## Written problem:
Leave out the pictures, and retype only the lines from the beginning of the material through the line that contains "const canvasRef = useRef<HTMLCanvasElement", including both.

-- begin Raw data --

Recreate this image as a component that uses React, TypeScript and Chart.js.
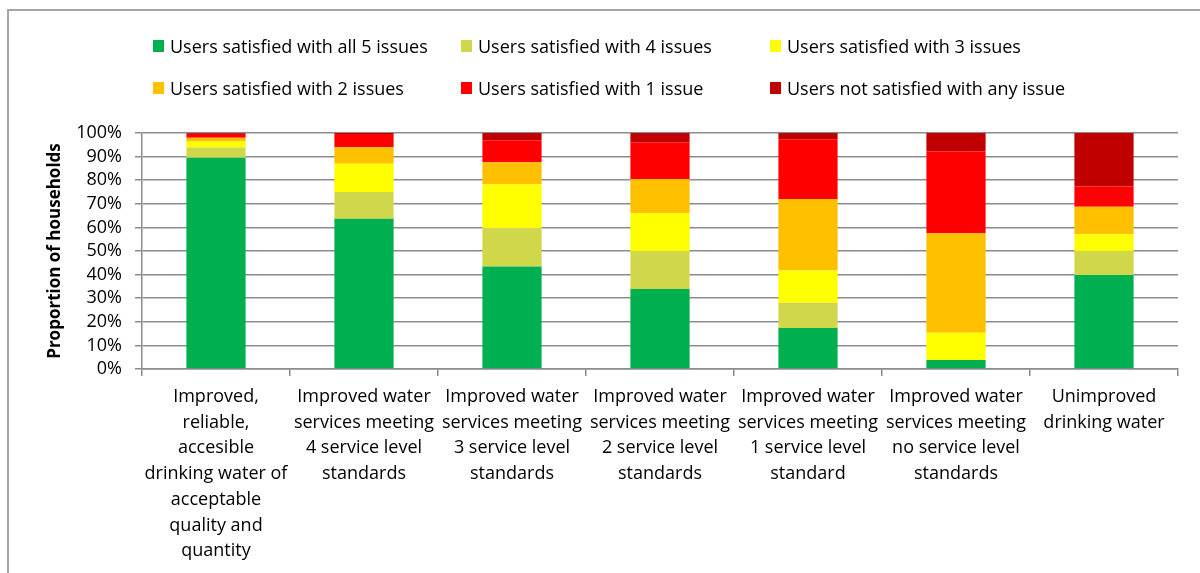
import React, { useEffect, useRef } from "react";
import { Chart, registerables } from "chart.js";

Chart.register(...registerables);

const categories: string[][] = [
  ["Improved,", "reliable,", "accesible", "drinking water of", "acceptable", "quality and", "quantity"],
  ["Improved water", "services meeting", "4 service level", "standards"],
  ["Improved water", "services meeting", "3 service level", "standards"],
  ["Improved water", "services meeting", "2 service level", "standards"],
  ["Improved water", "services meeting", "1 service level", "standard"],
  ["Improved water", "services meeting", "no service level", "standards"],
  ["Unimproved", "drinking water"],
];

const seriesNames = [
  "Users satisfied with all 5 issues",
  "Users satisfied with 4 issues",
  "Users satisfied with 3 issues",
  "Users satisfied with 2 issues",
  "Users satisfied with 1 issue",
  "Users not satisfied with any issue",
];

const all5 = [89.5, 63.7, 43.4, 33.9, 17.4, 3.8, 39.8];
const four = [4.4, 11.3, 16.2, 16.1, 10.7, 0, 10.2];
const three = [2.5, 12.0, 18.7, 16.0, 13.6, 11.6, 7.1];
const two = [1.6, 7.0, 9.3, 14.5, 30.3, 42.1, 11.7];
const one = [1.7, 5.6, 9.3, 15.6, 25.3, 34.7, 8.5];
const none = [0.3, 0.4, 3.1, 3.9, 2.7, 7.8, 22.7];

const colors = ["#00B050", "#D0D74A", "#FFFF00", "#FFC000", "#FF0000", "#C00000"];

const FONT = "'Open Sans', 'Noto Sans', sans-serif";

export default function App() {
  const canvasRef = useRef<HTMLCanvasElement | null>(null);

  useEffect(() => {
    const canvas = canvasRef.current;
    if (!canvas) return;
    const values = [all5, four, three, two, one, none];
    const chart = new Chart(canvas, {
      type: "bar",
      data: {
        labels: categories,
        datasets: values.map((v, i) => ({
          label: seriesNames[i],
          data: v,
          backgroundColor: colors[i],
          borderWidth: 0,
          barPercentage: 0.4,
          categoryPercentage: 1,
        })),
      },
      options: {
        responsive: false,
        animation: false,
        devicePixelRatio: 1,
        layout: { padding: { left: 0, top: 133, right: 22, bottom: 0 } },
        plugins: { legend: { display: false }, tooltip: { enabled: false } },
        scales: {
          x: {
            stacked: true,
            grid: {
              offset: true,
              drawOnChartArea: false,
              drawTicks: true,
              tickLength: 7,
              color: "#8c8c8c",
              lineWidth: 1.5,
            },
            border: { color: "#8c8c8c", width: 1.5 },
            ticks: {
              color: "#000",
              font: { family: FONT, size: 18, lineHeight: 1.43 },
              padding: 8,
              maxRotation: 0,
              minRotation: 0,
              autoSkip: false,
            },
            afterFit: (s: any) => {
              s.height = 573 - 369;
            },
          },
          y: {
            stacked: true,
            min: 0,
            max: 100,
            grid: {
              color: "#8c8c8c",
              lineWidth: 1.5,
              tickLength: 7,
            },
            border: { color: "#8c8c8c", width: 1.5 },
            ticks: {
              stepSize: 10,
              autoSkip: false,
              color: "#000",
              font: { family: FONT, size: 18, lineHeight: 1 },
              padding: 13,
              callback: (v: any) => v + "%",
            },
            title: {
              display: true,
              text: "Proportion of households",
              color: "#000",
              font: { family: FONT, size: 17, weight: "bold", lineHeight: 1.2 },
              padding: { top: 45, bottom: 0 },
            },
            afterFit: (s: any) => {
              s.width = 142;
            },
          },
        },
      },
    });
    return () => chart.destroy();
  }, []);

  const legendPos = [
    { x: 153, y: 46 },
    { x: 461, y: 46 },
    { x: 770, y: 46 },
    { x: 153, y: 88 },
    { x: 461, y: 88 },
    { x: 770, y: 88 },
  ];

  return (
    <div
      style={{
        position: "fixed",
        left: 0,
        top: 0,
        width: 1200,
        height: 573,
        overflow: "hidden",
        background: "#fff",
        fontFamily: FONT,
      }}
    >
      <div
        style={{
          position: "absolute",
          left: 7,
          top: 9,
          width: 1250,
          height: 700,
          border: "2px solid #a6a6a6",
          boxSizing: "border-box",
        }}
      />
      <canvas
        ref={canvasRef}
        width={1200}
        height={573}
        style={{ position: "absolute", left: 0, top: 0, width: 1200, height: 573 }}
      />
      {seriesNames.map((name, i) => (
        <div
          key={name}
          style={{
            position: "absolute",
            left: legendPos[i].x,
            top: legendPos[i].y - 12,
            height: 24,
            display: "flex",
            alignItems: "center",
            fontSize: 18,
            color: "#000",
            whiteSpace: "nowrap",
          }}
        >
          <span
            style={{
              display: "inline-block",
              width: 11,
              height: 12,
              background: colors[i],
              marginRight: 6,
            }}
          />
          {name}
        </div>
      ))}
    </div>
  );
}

-- end Raw data --

## Answer for the task:
Recreate this image as a component that uses React, TypeScript and Chart.js.
import React, { useEffect, useRef } from "react";
import { Chart, registerables } from "chart.js";

Chart.register(...registerables);

const categories: string[][] = [
  ["Improved,", "reliable,", "accesible", "drinking water of", "acceptable", "quality and", "quantity"],
  ["Improved water", "services meeting", "4 service level", "standards"],
  ["Improved water", "services meeting", "3 service level", "standards"],
  ["Improved water", "services meeting", "2 service level", "standards"],
  ["Improved water", "services meeting", "1 service level", "standard"],
  ["Improved water", "services meeting", "no service level", "standards"],
  ["Unimproved", "drinking water"],
];

const seriesNames = [
  "Users satisfied with all 5 issues",
  "Users satisfied with 4 issues",
  "Users satisfied with 3 issues",
  "Users satisfied with 2 issues",
  "Users satisfied with 1 issue",
  "Users not satisfied with any issue",
];

const all5 = [89.5, 63.7, 43.4, 33.9, 17.4, 3.8, 39.8];
const four = [4.4, 11.3, 16.2, 16.1, 10.7, 0, 10.2];
const three = [2.5, 12.0, 18.7, 16.0, 13.6, 11.6, 7.1];
const two = [1.6, 7.0, 9.3, 14.5, 30.3, 42.1, 11.7];
const one = [1.7, 5.6, 9.3, 15.6, 25.3, 34.7, 8.5];
const none = [0.3, 0.4, 3.1, 3.9, 2.7, 7.8, 22.7];

const colors = ["#00B050", "#D0D74A", "#FFFF00", "#FFC000", "#FF0000", "#C00000"];

const FONT = "'Open Sans', 'Noto Sans', sans-serif";

export default function App() {
  const canvasRef = useRef<HTMLCanvasElement | null>(null);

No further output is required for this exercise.